_EXERCISE PROMPT_
Nothing after the line with "import plotly.graph_objects as go" belongs in the copy; extract the lines below from the top through that line, pictures left out.

_SOURCE EXCERPT_
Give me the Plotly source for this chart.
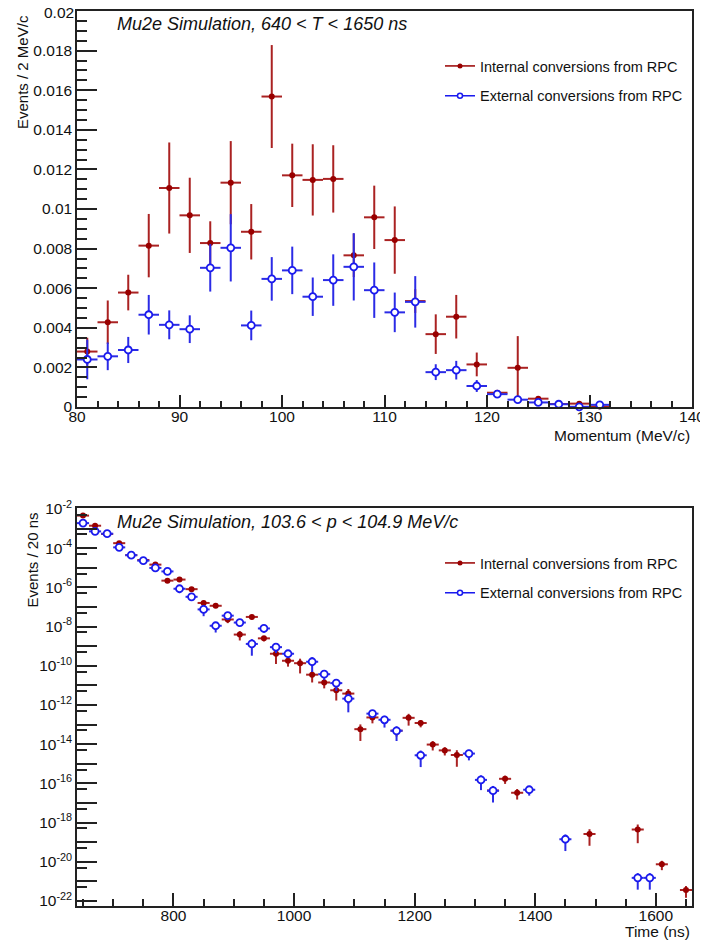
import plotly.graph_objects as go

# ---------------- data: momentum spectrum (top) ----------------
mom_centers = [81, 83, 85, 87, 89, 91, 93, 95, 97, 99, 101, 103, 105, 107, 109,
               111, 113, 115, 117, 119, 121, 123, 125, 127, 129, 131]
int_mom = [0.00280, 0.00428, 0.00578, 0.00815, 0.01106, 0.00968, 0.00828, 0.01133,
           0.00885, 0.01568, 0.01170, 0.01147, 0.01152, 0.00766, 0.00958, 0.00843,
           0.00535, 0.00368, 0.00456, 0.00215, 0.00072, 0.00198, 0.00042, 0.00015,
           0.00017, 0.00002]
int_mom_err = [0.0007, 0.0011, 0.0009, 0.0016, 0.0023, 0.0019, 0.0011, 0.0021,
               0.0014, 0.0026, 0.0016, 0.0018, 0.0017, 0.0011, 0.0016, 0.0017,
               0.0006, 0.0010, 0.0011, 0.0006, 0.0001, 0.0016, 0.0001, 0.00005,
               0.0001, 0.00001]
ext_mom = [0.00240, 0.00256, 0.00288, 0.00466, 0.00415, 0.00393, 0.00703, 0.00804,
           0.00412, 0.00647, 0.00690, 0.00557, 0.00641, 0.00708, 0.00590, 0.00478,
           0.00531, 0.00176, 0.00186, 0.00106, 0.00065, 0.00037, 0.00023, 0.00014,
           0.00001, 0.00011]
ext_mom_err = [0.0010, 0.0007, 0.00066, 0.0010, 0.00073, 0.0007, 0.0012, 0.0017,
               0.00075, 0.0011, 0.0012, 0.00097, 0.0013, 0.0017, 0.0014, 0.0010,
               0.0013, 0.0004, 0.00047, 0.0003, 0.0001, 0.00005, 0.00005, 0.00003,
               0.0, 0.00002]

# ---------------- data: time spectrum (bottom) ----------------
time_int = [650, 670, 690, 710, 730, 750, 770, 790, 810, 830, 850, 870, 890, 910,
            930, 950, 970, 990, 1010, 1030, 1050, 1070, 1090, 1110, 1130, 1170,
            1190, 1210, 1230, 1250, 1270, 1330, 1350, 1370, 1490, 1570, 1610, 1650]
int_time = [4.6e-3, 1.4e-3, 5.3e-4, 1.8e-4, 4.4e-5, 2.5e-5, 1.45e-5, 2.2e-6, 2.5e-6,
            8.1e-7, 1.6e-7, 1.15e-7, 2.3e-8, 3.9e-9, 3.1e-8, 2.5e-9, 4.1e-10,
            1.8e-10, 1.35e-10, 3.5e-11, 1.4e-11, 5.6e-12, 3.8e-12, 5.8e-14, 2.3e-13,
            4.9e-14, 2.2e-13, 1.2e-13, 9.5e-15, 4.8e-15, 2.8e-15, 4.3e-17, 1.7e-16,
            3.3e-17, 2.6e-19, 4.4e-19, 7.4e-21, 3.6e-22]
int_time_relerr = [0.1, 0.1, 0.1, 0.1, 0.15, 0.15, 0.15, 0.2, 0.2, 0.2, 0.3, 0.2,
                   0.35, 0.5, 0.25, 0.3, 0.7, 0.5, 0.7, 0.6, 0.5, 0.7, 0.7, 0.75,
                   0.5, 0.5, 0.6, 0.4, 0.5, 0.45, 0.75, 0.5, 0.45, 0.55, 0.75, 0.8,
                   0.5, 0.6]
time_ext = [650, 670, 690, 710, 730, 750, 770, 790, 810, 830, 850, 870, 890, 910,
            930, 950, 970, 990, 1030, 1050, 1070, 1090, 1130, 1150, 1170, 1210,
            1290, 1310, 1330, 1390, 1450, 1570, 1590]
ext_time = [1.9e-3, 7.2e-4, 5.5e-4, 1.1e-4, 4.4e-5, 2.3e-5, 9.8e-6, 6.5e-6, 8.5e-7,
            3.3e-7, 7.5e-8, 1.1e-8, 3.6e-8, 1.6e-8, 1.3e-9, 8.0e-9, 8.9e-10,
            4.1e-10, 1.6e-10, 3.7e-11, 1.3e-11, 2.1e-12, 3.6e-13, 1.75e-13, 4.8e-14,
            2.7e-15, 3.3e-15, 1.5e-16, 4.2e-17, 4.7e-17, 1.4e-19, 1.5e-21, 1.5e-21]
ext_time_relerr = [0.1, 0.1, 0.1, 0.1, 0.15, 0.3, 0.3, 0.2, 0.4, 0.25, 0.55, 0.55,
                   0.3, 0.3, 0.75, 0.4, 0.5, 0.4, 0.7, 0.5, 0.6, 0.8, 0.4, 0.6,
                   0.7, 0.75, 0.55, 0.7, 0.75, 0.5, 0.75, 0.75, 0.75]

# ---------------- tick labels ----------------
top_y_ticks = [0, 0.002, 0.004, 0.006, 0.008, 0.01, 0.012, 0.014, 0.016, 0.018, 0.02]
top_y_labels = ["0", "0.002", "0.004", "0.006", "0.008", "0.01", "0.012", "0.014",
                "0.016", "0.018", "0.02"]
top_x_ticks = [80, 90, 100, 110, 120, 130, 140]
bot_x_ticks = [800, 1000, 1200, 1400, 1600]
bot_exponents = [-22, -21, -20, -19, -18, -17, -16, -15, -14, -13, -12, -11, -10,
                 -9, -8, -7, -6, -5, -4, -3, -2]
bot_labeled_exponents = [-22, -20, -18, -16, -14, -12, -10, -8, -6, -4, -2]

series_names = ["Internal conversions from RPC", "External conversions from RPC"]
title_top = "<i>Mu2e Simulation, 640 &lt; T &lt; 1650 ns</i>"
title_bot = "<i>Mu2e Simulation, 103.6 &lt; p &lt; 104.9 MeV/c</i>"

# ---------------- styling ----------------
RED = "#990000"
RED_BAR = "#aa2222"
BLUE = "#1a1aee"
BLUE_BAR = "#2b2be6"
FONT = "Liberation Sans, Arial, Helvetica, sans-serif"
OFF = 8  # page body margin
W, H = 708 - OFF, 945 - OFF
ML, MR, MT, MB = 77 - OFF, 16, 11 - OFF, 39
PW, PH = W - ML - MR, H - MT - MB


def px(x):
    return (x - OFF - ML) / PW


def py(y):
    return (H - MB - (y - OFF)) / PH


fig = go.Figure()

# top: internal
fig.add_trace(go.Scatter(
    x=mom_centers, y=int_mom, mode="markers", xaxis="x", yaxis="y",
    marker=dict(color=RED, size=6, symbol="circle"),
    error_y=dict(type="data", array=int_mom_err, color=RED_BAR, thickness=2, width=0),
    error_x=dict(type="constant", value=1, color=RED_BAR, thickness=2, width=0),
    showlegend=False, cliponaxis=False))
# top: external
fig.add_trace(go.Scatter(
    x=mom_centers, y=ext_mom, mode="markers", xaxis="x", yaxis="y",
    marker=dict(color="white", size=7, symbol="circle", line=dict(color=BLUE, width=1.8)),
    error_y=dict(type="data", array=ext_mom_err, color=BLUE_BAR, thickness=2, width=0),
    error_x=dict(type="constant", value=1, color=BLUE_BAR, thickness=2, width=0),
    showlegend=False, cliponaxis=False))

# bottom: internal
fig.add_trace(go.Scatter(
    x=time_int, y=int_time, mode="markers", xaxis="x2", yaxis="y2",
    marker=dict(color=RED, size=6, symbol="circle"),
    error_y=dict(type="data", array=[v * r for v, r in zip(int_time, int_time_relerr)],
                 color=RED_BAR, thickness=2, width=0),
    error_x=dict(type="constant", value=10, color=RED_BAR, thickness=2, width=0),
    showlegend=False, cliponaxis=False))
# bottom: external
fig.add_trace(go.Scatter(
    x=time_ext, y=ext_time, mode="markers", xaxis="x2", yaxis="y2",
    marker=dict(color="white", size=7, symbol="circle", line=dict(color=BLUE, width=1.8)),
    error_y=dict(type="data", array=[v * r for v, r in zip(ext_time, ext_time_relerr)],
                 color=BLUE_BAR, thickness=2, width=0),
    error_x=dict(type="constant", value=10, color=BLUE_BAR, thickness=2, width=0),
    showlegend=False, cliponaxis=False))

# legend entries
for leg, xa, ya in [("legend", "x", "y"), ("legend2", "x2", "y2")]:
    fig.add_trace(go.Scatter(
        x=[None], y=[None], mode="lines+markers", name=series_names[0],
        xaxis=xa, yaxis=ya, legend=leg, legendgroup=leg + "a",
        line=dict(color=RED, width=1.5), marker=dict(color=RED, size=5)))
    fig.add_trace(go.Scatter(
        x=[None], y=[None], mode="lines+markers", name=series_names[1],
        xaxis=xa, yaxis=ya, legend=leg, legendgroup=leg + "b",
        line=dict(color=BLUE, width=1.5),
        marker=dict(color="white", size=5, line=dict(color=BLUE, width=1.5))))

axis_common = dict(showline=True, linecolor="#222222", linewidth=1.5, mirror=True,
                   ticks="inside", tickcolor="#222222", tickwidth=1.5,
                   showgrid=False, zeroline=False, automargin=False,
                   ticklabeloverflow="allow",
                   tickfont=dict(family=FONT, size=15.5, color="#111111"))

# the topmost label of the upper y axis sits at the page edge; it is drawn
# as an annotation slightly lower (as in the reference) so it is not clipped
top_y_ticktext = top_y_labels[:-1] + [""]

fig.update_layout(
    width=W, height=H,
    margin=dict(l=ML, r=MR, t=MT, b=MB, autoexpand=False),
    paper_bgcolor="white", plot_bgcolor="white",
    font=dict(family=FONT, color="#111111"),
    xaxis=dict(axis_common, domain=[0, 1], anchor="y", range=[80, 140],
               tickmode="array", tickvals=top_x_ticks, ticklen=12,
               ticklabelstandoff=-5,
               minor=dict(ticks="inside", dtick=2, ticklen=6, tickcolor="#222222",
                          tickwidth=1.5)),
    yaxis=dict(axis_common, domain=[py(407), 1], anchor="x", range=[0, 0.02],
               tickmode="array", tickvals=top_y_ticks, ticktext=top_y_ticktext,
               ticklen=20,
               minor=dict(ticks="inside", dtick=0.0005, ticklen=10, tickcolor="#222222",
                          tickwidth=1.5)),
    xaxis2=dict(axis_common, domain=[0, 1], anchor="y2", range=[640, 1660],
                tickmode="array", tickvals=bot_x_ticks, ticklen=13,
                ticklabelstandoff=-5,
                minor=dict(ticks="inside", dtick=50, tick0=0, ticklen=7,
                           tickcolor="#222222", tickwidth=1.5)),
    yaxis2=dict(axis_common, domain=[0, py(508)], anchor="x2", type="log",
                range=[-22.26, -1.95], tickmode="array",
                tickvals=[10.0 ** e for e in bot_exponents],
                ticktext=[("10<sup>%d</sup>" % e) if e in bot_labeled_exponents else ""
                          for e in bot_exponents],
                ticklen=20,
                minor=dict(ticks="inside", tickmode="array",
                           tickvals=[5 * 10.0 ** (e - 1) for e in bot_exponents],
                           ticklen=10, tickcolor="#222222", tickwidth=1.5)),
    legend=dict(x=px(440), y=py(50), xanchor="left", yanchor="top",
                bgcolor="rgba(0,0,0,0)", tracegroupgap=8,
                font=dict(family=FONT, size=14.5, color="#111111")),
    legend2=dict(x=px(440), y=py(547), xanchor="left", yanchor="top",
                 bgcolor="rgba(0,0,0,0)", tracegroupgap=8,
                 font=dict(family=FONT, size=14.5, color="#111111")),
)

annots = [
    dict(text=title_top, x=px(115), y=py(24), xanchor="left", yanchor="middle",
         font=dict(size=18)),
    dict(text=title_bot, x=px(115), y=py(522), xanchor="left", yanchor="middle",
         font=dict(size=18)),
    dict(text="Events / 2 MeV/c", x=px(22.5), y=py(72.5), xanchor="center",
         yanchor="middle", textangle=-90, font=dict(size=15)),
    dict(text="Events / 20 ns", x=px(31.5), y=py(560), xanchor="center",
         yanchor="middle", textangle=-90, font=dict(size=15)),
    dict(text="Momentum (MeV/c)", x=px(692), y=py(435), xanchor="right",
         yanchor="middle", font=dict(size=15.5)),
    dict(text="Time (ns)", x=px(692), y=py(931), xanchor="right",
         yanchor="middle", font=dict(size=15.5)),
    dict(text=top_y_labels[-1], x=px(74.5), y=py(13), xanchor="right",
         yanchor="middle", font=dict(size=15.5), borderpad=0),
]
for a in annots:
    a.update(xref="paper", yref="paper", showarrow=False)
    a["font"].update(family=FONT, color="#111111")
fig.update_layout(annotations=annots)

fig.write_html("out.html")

_WORKED SOLUTION_
Give me the Plotly source for this chart.
import plotly.graph_objects as go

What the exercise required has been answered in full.